Will I lose gains obtained on a bro-split over the last 4 years if I start doing a novice starting strength routine?
>>40118856
Some of them, maybe. It's easier to maintain than gain but there's still limits.
The question is why on earth you want to do a novice routine after four years.
>>40118866
I want to be stronger than I am now.
My bench/squat/deadlift are pathetic (because I never really trained them)
But I lift at home now, and I only have access to barbell/power-rack. No more meme machines for me to easy mode lifting on with a bro-split.
>>40118902
How pathetic are we talking here?
You might be better served by just throwing a few heavy sets on to the start of a higher volume approach than dumping your workload to like a fifth of what it was before.
>>40118941
I don't have any exact figures, because as I said, I've never really trained the lifts until recently because I've always used machines and strength-hammer plate loaded machines.
So far what I've gathered
Bench - 80kg x 8
Squat - 65kg x 8
OHP - 60kg x 8
Chin-Ups - 82kg x 10 *Bw*
Deadlift - ??????
I haven't started deadlifting yet because haven't set-up the platform for it, will have it ready by next week.
Pic related is my body as of a few days ago. 5'7 - 82kg.

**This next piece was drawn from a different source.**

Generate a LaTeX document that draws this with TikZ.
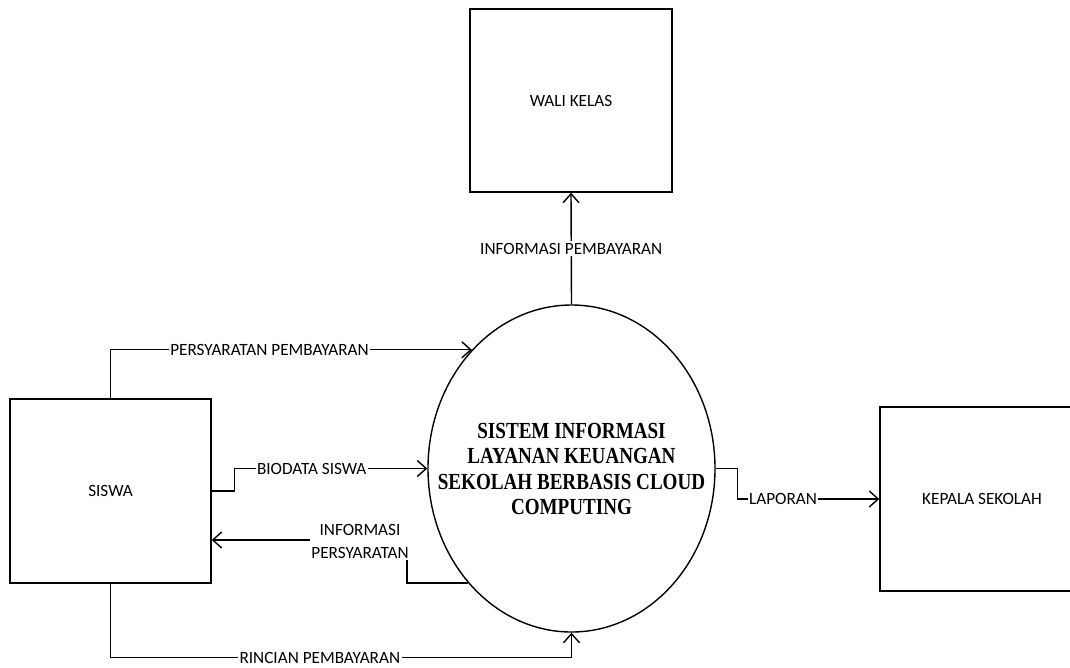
\documentclass[tikz,border=0pt]{standalone}
\usepackage{fontspec}
\setmainfont{Carlito}
\newfontfamily\procfont{Liberation Serif}
\usetikzlibrary{arrows.meta,shapes.geometric}
\newcommand\lblfont{\fontsize{17.2}{23}\selectfont}
\newcommand\procfontsize{\procfont\bfseries\fontsize{23}{25.5}\selectfont}

\begin{document}
\begin{tikzpicture}[x=1pt,y=-1pt,
  entity/.style={draw,line width=1.4pt,rectangle,inner sep=0pt,font=\lblfont},
  process/.style={draw,ellipse,line width=1.4pt,inner sep=0pt},
  flow/.style={line width=1.4pt,-{Straight Barb[length=9pt,width=16pt,line width=1.4pt]}},
  flowlabel/.style={fill=white,inner sep=1.5pt,font=\lblfont}
]
\fill[white] (0,0) rectangle (1070,667);
\useasboundingbox (0,0) rectangle (1070,667);
\clip (0,0) rectangle (1070,667);

% external entities
\node[entity, minimum width=202pt, minimum height=183pt] (wali) at (571,100.5) {WALI KELAS};
\node[entity, minimum width=201pt, minimum height=184pt] (siswa) at (110.5,491) {SISWA};
\node[entity, minimum width=204pt, minimum height=184pt] (kepala) at (982,499) {KEPALA SEKOLAH};

% the process
\node[process, minimum width=287pt, minimum height=327pt] (proc) at (571.5,468.5) {};
\node[inner sep=0pt, font=\procfontsize] (proctext) at (571.5,471.4)
  {\scalebox{0.83}[1]{\begin{tabular}{@{}c@{}}SISTEM INFORMASI\\LAYANAN KEUANGAN\\SEKOLAH BERBASIS CLOUD\\COMPUTING\end{tabular}}};

% data flows
\draw[flow] (proc.north) -- node[flowlabel] (lblinfo) {INFORMASI PEMBAYARAN} (wali.south);
\draw[flow] (siswa.north) |- node[flowlabel, pos=0.72] (lblsyarat) {PERSYARATAN PEMBAYARAN} (proc.130.8);
\draw[flow] (siswa.east) -- ++(23,0) |- node[flowlabel, pos=0.70] (lblbio) {BIODATA SISWA} (proc.west);
\coordinate (ipbend) at (407,540);
\draw[flow] (proc.228.2) -| (ipbend) -- (siswa.east |- ipbend);
\node[flowlabel, align=center] (lblinfosyarat) at (360,541) {INFORMASI\\PERSYARATAN};
\draw[flow] (siswa.south) -- ++(0,74) -| node[flowlabel, pos=0.227] (lblrincian) {RINCIAN PEMBAYARAN} (proc.south);
\draw[flow] (proc.east) -- ++(22,0) |- node[flowlabel, pos=0.66] (lbllaporan) {LAPORAN} (kepala.west);
\end{tikzpicture}
\end{document}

I would like to get a 120kg bench, 160kg squat, 200kg deadlift.
>>40118970
You're unlikely to get to those numbers on a beginners routine, but it's definitely possible to get them over time.
If you are going to go back to a more beginner-ish approach I'd recommend doing something with more overall work and slightly less intensity. You need to build technique at sub-max weights rather than pushing too hard for PRs at the start. Strong + shitty technique is an easy way to hurt yourself.